» Provided information
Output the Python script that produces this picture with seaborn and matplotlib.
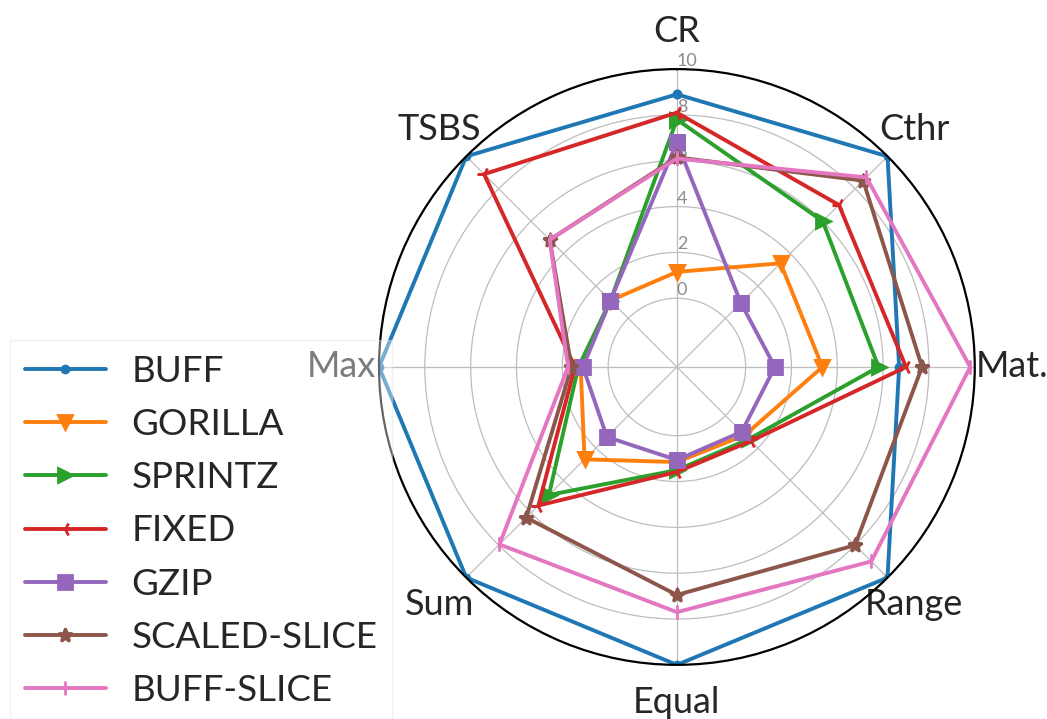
import numpy as np
import pandas as pd
import matplotlib
matplotlib.use("Agg")
import matplotlib.pyplot as plt
import seaborn as sns

# Axis categories (clockwise from the top)
categories = ["CR", "Cthr", "Mat.", "Range", "Equal", "Sum", "Max", "TSBS"]

# Scores per method, same order as the categories
buff         = [8.9, 10.0, 6.7, 10.0, 10.0, 10.0, 10.0, 10.0]
gorilla      = [1.15, 3.4, 3.35, 1.2, 1.15, 2.7, 1.2, 1.1]
sprintz      = [7.8, 6.0, 5.8, 1.45, 1.5, 4.9, 1.3, 1.1]
fixed        = [8.1, 7.0, 7.0, 1.57, 1.58, 5.55, 1.45, 8.9]
gzip         = [6.8, 0.95, 1.28, 1.0, 1.06, 1.32, 1.1, 1.1]
scaled_slice = [6.15, 8.5, 7.7, 8.0, 6.95, 6.3, 1.6, 4.85]
buff_slice   = [6.1, 8.7, 9.8, 9.0, 7.7, 7.95, 1.75, 4.85]

methods = ["BUFF", "GORILLA", "SPRINTZ", "FIXED", "GZIP", "SCALED-SLICE", "BUFF-SLICE"]
series = [buff, gorilla, sprintz, fixed, gzip, scaled_slice, buff_slice]
markers = [".", "v", ">", "3", "s", "*", "|"]

radial_ticks = [0, 2, 4, 6, 8, 10]

sns.set_theme(style="white")
plt.rcParams["font.family"] = ["Lato", "DejaVu Sans"]

palette = sns.color_palette("tab10", len(methods))

fig = plt.figure(figsize=(10.47, 7.19), dpi=100)
ax = fig.add_axes([0.362, 0.0751, 0.569, 0.829], projection="polar")
ax.set_theta_zero_location("N")
ax.set_theta_direction(-1)

n = len(categories)
angles = np.linspace(0, 2 * np.pi, n, endpoint=False)
theta_closed = np.concatenate([angles, [2 * np.pi]])

for name, vals, mk, col in zip(methods, series, markers, palette):
    df = pd.DataFrame({"theta": theta_closed,
                       "score": list(vals) + [vals[0]]})
    sns.lineplot(data=df, x="theta", y="score", ax=ax, sort=False,
                 estimator=None, color=col, linewidth=2.8, marker=mk,
                 markersize=10, markeredgewidth=2, markeredgecolor=col,
                 label=name)

ax.set_ylim(-3, 10)
ax.set_yticks(radial_ticks)
ax.set_yticklabels([str(t) for t in radial_ticks], color="#8c8c8c", fontsize=13)
ax.set_rlabel_position(0)
ax.set_xticks(angles)
ax.set_xticklabels(categories, fontsize=26)
ax.tick_params(axis="x", pad=14)
ax.set_xlabel("")
ax.set_ylabel("")
ax.grid(True, color="#bdbdbd", linewidth=0.9)
ax.spines["polar"].set_color("black")
ax.spines["polar"].set_linewidth(1.6)

ax.legend_.remove()
handles, labels = ax.get_legend_handles_labels()
fig.legend(handles, labels, loc="upper left",
           bbox_to_anchor=(10 / 1047, 1 - 340 / 719),
           bbox_transform=fig.transFigure, borderaxespad=0,
           fontsize=26.5, frameon=True, framealpha=0.4,
           edgecolor="#dddddd", fancybox=False, borderpad=0.4,
           handlelength=2.2, handletextpad=0.7, labelspacing=0.55)

fig.savefig("out.png", dpi=100)
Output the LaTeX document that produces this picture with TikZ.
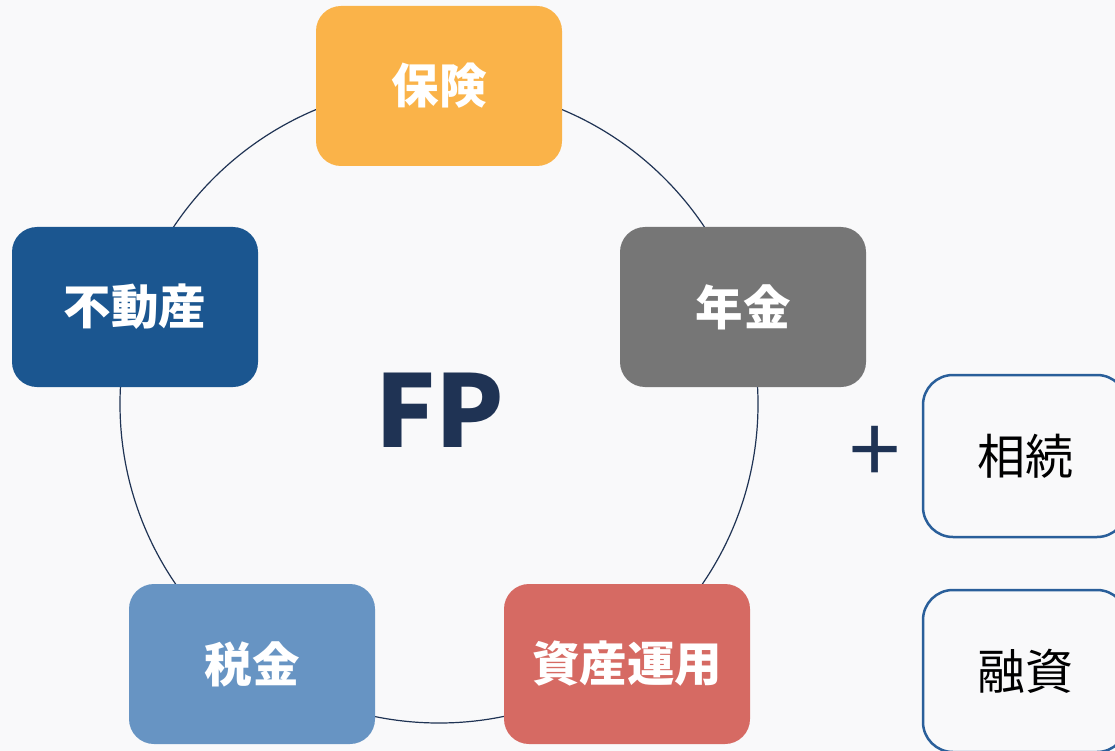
\documentclass[tikz,border=0pt]{standalone}
\usepackage{fontspec}
\newfontfamily\cjk{Noto Sans CJK JP}
\definecolor{bg}{HTML}{F9F9FA}
\definecolor{cOrange}{HTML}{FAB349}
\definecolor{cGray}{HTML}{767676}
\definecolor{cRed}{HTML}{D66A63}
\definecolor{cLight}{HTML}{6794C3}
\definecolor{cDark}{HTML}{1B5690}
\definecolor{cNavy}{HTML}{1F3354}
\definecolor{cBorder}{HTML}{2A5F9A}
\tikzset{
  cbox/.style={rounded corners=25pt, minimum width=246pt, minimum height=160pt, inner sep=0pt,
    text=white, font=\cjk\bfseries\fontsize{47.5}{52}\selectfont},
  rbox/.style={draw=cBorder, line width=2.5pt, fill=bg, rounded corners=30pt,
    minimum width=204pt, minimum height=162pt, inner sep=0pt,
    text=black, font=\cjk\fontsize{48}{52}\selectfont},
  ring/.style={draw=cNavy, line width=1.2pt}
}
\begin{document}
\begin{tikzpicture}[x=1pt,y=-1pt]
\fill[bg] (0,0) rectangle (1115,751);
\useasboundingbox (0,0) rectangle (1115,751);
\clip (0,0) rectangle (1115,751);
\coordinate (c) at (439,404);
\draw[ring] (c) circle[radius=319];
\node[cbox, fill=cOrange] (hoken) at (439,86) {保険};
\node[cbox, fill=cGray] (nenkin) at (743,307) {年金};
\node[cbox, fill=cRed] (shisan) at (627,664) {資産運用};
\node[cbox, fill=cLight] (zeikin) at (252,664) {税金};
\node[cbox, fill=cDark] (fudosan) at (135,307) {不動産};
\node[text=cNavy, font=\cjk\bfseries\fontsize{100}{100}\selectfont, inner sep=0pt] (fp) at (440,410) {FP};
\node[text=cNavy, font=\cjk\fontsize{92}{92}\selectfont, inner sep=0pt] (plus) at (875,455) {+};
\node[rbox] (sozoku) at (1025,456) {相続};
\node[rbox] (yushi) at (1025,671) {融資};
\end{tikzpicture}
\end{document}
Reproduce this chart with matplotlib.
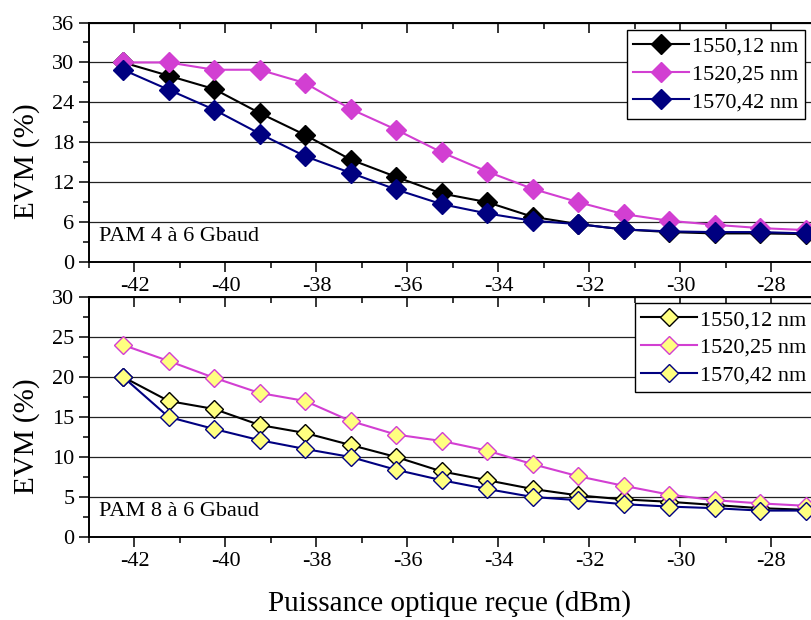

» Problem description
Please write out all the data again word for word, but not the pictures.

» Solution to the problem
Output the Python script that produces this picture with seaborn and matplotlib.
import numpy as np
import pandas as pd
import matplotlib
matplotlib.use("Agg")
import matplotlib.pyplot as plt
import seaborn as sns

# Axis categories (clockwise from the top)
categories = ["CR", "Cthr", "Mat.", "Range", "Equal", "Sum", "Max", "TSBS"]

# Scores per method, same order as the categories
buff         = [8.9, 10.0, 6.7, 10.0, 10.0, 10.0, 10.0, 10.0]
gorilla      = [1.15, 3.4, 3.35, 1.2, 1.15, 2.7, 1.2, 1.1]
sprintz      = [7.8, 6.0, 5.8, 1.45, 1.5, 4.9, 1.3, 1.1]
fixed        = [8.1, 7.0, 7.0, 1.57, 1.58, 5.55, 1.45, 8.9]
gzip         = [6.8, 0.95, 1.28, 1.0, 1.06, 1.32, 1.1, 1.1]
scaled_slice = [6.15, 8.5, 7.7, 8.0, 6.95, 6.3, 1.6, 4.85]
buff_slice   = [6.1, 8.7, 9.8, 9.0, 7.7, 7.95, 1.75, 4.85]

methods = ["BUFF", "GORILLA", "SPRINTZ", "FIXED", "GZIP", "SCALED-SLICE", "BUFF-SLICE"]
series = [buff, gorilla, sprintz, fixed, gzip, scaled_slice, buff_slice]
markers = [".", "v", ">", "3", "s", "*", "|"]

radial_ticks = [0, 2, 4, 6, 8, 10]

sns.set_theme(style="white")
plt.rcParams["font.family"] = ["Lato", "DejaVu Sans"]

palette = sns.color_palette("tab10", len(methods))

fig = plt.figure(figsize=(10.47, 7.19), dpi=100)
ax = fig.add_axes([0.362, 0.0751, 0.569, 0.829], projection="polar")
ax.set_theta_zero_location("N")
ax.set_theta_direction(-1)

n = len(categories)
angles = np.linspace(0, 2 * np.pi, n, endpoint=False)
theta_closed = np.concatenate([angles, [2 * np.pi]])

for name, vals, mk, col in zip(methods, series, markers, palette):
    df = pd.DataFrame({"theta": theta_closed,
                       "score": list(vals) + [vals[0]]})
    sns.lineplot(data=df, x="theta", y="score", ax=ax, sort=False,
                 estimator=None, color=col, linewidth=2.8, marker=mk,
                 markersize=10, markeredgewidth=2, markeredgecolor=col,
                 label=name)

ax.set_ylim(-3, 10)
ax.set_yticks(radial_ticks)
ax.set_yticklabels([str(t) for t in radial_ticks], color="#8c8c8c", fontsize=13)
ax.set_rlabel_position(0)
ax.set_xticks(angles)
ax.set_xticklabels(categories, fontsize=26)
ax.tick_params(axis="x", pad=14)
ax.set_xlabel("")
ax.set_ylabel("")
ax.grid(True, color="#bdbdbd", linewidth=0.9)
ax.spines["polar"].set_color("black")
ax.spines["polar"].set_linewidth(1.6)

ax.legend_.remove()
handles, labels = ax.get_legend_handles_labels()
fig.legend(handles, labels, loc="upper left",
           bbox_to_anchor=(10 / 1047, 1 - 340 / 719),
           bbox_transform=fig.transFigure, borderaxespad=0,
           fontsize=26.5, frameon=True, framealpha=0.4,
           edgecolor="#dddddd", fancybox=False, borderpad=0.4,
           handlelength=2.2, handletextpad=0.7, labelspacing=0.55)

fig.savefig("out.png", dpi=100)
Output the LaTeX document that produces this picture with TikZ.
\documentclass[tikz,border=0pt]{standalone}
\usepackage{fontspec}
\newfontfamily\cjk{Noto Sans CJK JP}
\definecolor{bg}{HTML}{F9F9FA}
\definecolor{cOrange}{HTML}{FAB349}
\definecolor{cGray}{HTML}{767676}
\definecolor{cRed}{HTML}{D66A63}
\definecolor{cLight}{HTML}{6794C3}
\definecolor{cDark}{HTML}{1B5690}
\definecolor{cNavy}{HTML}{1F3354}
\definecolor{cBorder}{HTML}{2A5F9A}
\tikzset{
  cbox/.style={rounded corners=25pt, minimum width=246pt, minimum height=160pt, inner sep=0pt,
    text=white, font=\cjk\bfseries\fontsize{47.5}{52}\selectfont},
  rbox/.style={draw=cBorder, line width=2.5pt, fill=bg, rounded corners=30pt,
    minimum width=204pt, minimum height=162pt, inner sep=0pt,
    text=black, font=\cjk\fontsize{48}{52}\selectfont},
  ring/.style={draw=cNavy, line width=1.2pt}
}
\begin{document}
\begin{tikzpicture}[x=1pt,y=-1pt]
\fill[bg] (0,0) rectangle (1115,751);
\useasboundingbox (0,0) rectangle (1115,751);
\clip (0,0) rectangle (1115,751);
\coordinate (c) at (439,404);
\draw[ring] (c) circle[radius=319];
\node[cbox, fill=cOrange] (hoken) at (439,86) {保険};
\node[cbox, fill=cGray] (nenkin) at (743,307) {年金};
\node[cbox, fill=cRed] (shisan) at (627,664) {資産運用};
\node[cbox, fill=cLight] (zeikin) at (252,664) {税金};
\node[cbox, fill=cDark] (fudosan) at (135,307) {不動産};
\node[text=cNavy, font=\cjk\bfseries\fontsize{100}{100}\selectfont, inner sep=0pt] (fp) at (440,410) {FP};
\node[text=cNavy, font=\cjk\fontsize{92}{92}\selectfont, inner sep=0pt] (plus) at (875,455) {+};
\node[rbox] (sozoku) at (1025,456) {相続};
\node[rbox] (yushi) at (1025,671) {融資};
\end{tikzpicture}
\end{document}
Reproduce this chart with matplotlib.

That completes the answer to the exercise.